STATED GOAL: Every line of the material is to be quoted verbatim, minus the pictures.
:: DATA LINES ::
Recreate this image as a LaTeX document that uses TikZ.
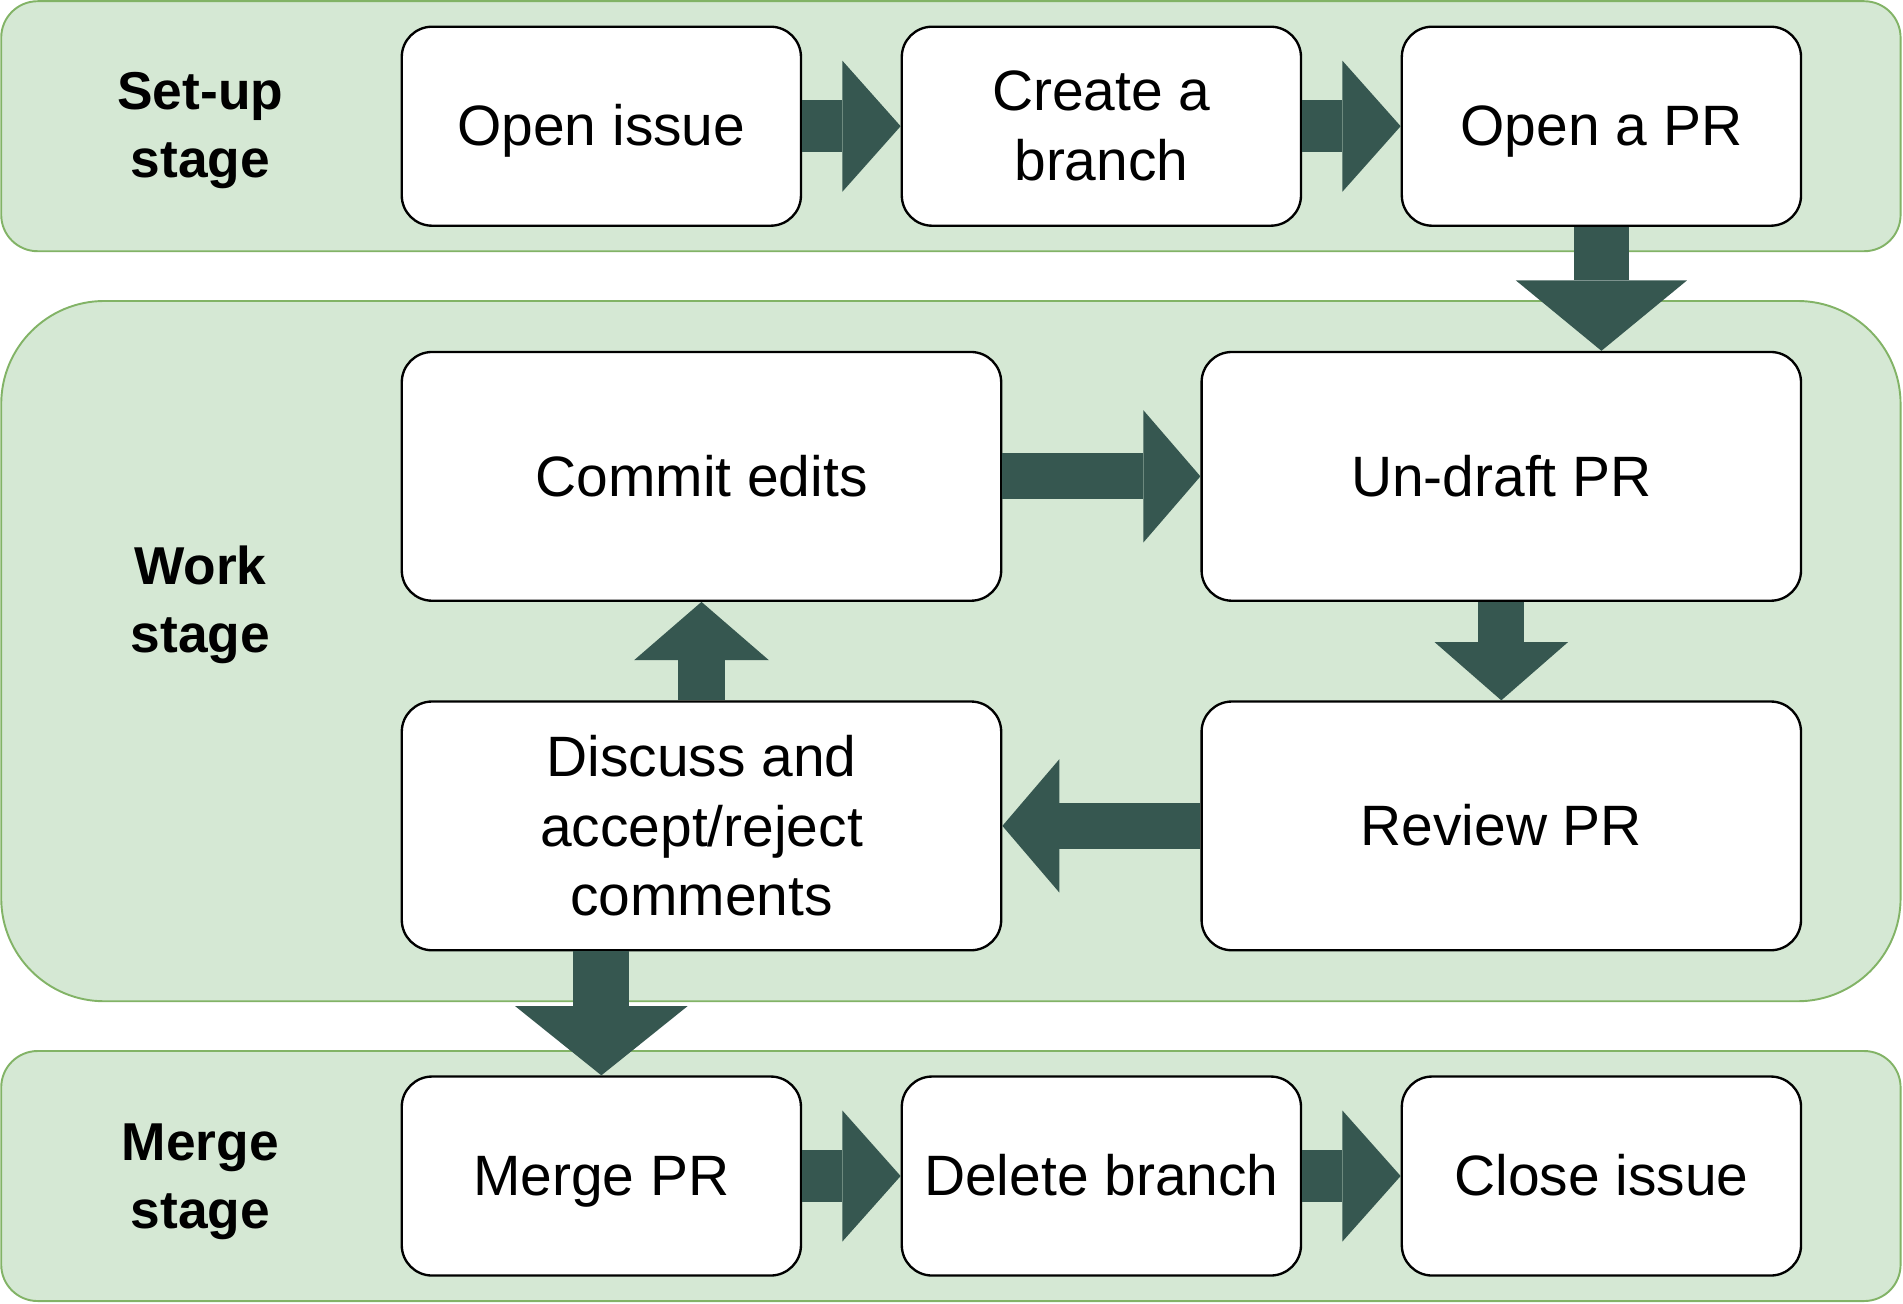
\documentclass[tikz,border=0pt]{standalone}
\usepackage{fontspec}
\setmainfont{Liberation Sans}
\usetikzlibrary{arrows.meta}
\definecolor{stagefill}{HTML}{D5E8D4}
\definecolor{stageline}{HTML}{82B366}
\definecolor{flowgreen}{RGB}{54,87,80}
\tikzset{
  stagebox/.style={draw=stageline,fill=stagefill,line width=0.9pt},
  stepbox/.style={draw,fill=white,line width=1.1pt,rounded corners=0.5cm,align=center,
    inner sep=0pt,font=\fontsize{26.7pt}{32.7pt}\selectfont},
  oneline/.style={text height=0.85cm,text depth=0.2cm},
  stagelabel/.style={align=center,font=\bfseries\fontsize{25pt}{31.9pt}\selectfont},
  flow/.style n args={3}{draw=flowgreen,line width=#1,
    -{Triangle[length=#2,width=#3,line width=0pt]}}
}
\begin{document}
\begin{tikzpicture}[x=0.02cm,y=-0.02cm]
\useasboundingbox (0,0) rectangle (1568,1074);
% stages
\draw[stagebox,rounded corners=0.6cm] (1,1) rectangle (1566,207);
\draw[stagebox,rounded corners=1.7cm] (1,248) rectangle (1566,825);
\draw[stagebox,rounded corners=0.6cm] (1,866) rectangle (1566,1072);
\node[stagelabel] (setup) at (165,107.5) {Set-up\\stage};
\node[stagelabel] (work) at (165,498.5) {Work\\stage};
\node[stagelabel] (merge) at (165,973.5) {Merge\\stage};
% set-up steps
\node[stepbox,oneline,minimum width=6.58cm,minimum height=3.28cm] (openissue) at (495.5,104) {Open issue};
\node[stepbox,minimum width=6.58cm,minimum height=3.28cm] (branch) at (907.5,104) {Create a\\branch};
\node[stepbox,oneline,minimum width=6.58cm,minimum height=3.28cm] (openpr) at (1319.5,104) {Open a PR};
% work steps
\node[stepbox,oneline,minimum width=9.88cm,minimum height=4.1cm] (commit) at (578,392.5) {Commit edits};
\node[stepbox,oneline,minimum width=9.88cm,minimum height=4.1cm] (undraft) at (1237,392.5) {Un-draft PR};
\node[stepbox,minimum width=9.88cm,minimum height=4.1cm] (discuss) at (578,680.5) {Discuss and\\accept/reject\\comments};
\node[stepbox,oneline,minimum width=9.88cm,minimum height=4.1cm] (review) at (1237,680.5) {Review PR};
% merge steps
\node[stepbox,oneline,minimum width=6.58cm,minimum height=3.28cm] (mergepr) at (495.5,969) {Merge PR};
\node[stepbox,oneline,minimum width=6.58cm,minimum height=3.28cm] (delbranch) at (907.5,969) {Delete branch};
\node[stepbox,oneline,minimum width=6.58cm,minimum height=3.28cm] (closeissue) at (1319.5,969) {Close issue};
% arrows
\draw[flow={0.86cm}{0.96cm}{2.16cm}] (openissue.east) -- (branch.west);
\draw[flow={0.86cm}{0.96cm}{2.16cm}] (branch.east) -- (openpr.west);
\draw[flow={0.92cm}{1.16cm}{2.82cm}] (openpr.south) -- (openpr.south |- undraft.north);
\draw[flow={0.76cm}{0.94cm}{2.18cm}] (commit.east) -- (undraft.west);
\draw[flow={0.76cm}{0.96cm}{2.2cm}] (undraft.south) -- (review.north);
\draw[flow={0.76cm}{0.94cm}{2.2cm}] (review.west) -- (discuss.east);
\draw[flow={0.76cm}{0.96cm}{2.22cm}] (discuss.north) -- (commit.south);
\draw[flow={0.92cm}{1.14cm}{2.84cm}] (mergepr.north |- discuss.south) -- (mergepr.north);
\draw[flow={0.86cm}{0.96cm}{2.16cm}] (mergepr.east) -- (delbranch.west);
\draw[flow={0.86cm}{0.96cm}{2.16cm}] (delbranch.east) -- (closeissue.west);
\end{tikzpicture}
\end{document}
:::
TASK ANSWER:
Recreate this image as a LaTeX document that uses TikZ.
\documentclass[tikz,border=0pt]{standalone}
\usepackage{fontspec}
\setmainfont{Liberation Sans}
\usetikzlibrary{arrows.meta}
\definecolor{stagefill}{HTML}{D5E8D4}
\definecolor{stageline}{HTML}{82B366}
\definecolor{flowgreen}{RGB}{54,87,80}
\tikzset{
  stagebox/.style={draw=stageline,fill=stagefill,line width=0.9pt},
  stepbox/.style={draw,fill=white,line width=1.1pt,rounded corners=0.5cm,align=center,
    inner sep=0pt,font=\fontsize{26.7pt}{32.7pt}\selectfont},
  oneline/.style={text height=0.85cm,text depth=0.2cm},
  stagelabel/.style={align=center,font=\bfseries\fontsize{25pt}{31.9pt}\selectfont},
  flow/.style n args={3}{draw=flowgreen,line width=#1,
    -{Triangle[length=#2,width=#3,line width=0pt]}}
}
\begin{document}
\begin{tikzpicture}[x=0.02cm,y=-0.02cm]
\useasboundingbox (0,0) rectangle (1568,1074);
% stages
\draw[stagebox,rounded corners=0.6cm] (1,1) rectangle (1566,207);
\draw[stagebox,rounded corners=1.7cm] (1,248) rectangle (1566,825);
\draw[stagebox,rounded corners=0.6cm] (1,866) rectangle (1566,1072);
\node[stagelabel] (setup) at (165,107.5) {Set-up\\stage};
\node[stagelabel] (work) at (165,498.5) {Work\\stage};
\node[stagelabel] (merge) at (165,973.5) {Merge\\stage};
% set-up steps
\node[stepbox,oneline,minimum width=6.58cm,minimum height=3.28cm] (openissue) at (495.5,104) {Open issue};
\node[stepbox,minimum width=6.58cm,minimum height=3.28cm] (branch) at (907.5,104) {Create a\\branch};
\node[stepbox,oneline,minimum width=6.58cm,minimum height=3.28cm] (openpr) at (1319.5,104) {Open a PR};
% work steps
\node[stepbox,oneline,minimum width=9.88cm,minimum height=4.1cm] (commit) at (578,392.5) {Commit edits};
\node[stepbox,oneline,minimum width=9.88cm,minimum height=4.1cm] (undraft) at (1237,392.5) {Un-draft PR};
\node[stepbox,minimum width=9.88cm,minimum height=4.1cm] (discuss) at (578,680.5) {Discuss and\\accept/reject\\comments};
\node[stepbox,oneline,minimum width=9.88cm,minimum height=4.1cm] (review) at (1237,680.5) {Review PR};
% merge steps
\node[stepbox,oneline,minimum width=6.58cm,minimum height=3.28cm] (mergepr) at (495.5,969) {Merge PR};
\node[stepbox,oneline,minimum width=6.58cm,minimum height=3.28cm] (delbranch) at (907.5,969) {Delete branch};
\node[stepbox,oneline,minimum width=6.58cm,minimum height=3.28cm] (closeissue) at (1319.5,969) {Close issue};
% arrows
\draw[flow={0.86cm}{0.96cm}{2.16cm}] (openissue.east) -- (branch.west);
\draw[flow={0.86cm}{0.96cm}{2.16cm}] (branch.east) -- (openpr.west);
\draw[flow={0.92cm}{1.16cm}{2.82cm}] (openpr.south) -- (openpr.south |- undraft.north);
\draw[flow={0.76cm}{0.94cm}{2.18cm}] (commit.east) -- (undraft.west);
\draw[flow={0.76cm}{0.96cm}{2.2cm}] (undraft.south) -- (review.north);
\draw[flow={0.76cm}{0.94cm}{2.2cm}] (review.west) -- (discuss.east);
\draw[flow={0.76cm}{0.96cm}{2.22cm}] (discuss.north) -- (commit.south);
\draw[flow={0.92cm}{1.14cm}{2.84cm}] (mergepr.north |- discuss.south) -- (mergepr.north);
\draw[flow={0.86cm}{0.96cm}{2.16cm}] (mergepr.east) -- (delbranch.west);
\draw[flow={0.86cm}{0.96cm}{2.16cm}] (delbranch.east) -- (closeissue.west);
\end{tikzpicture}
\end{document}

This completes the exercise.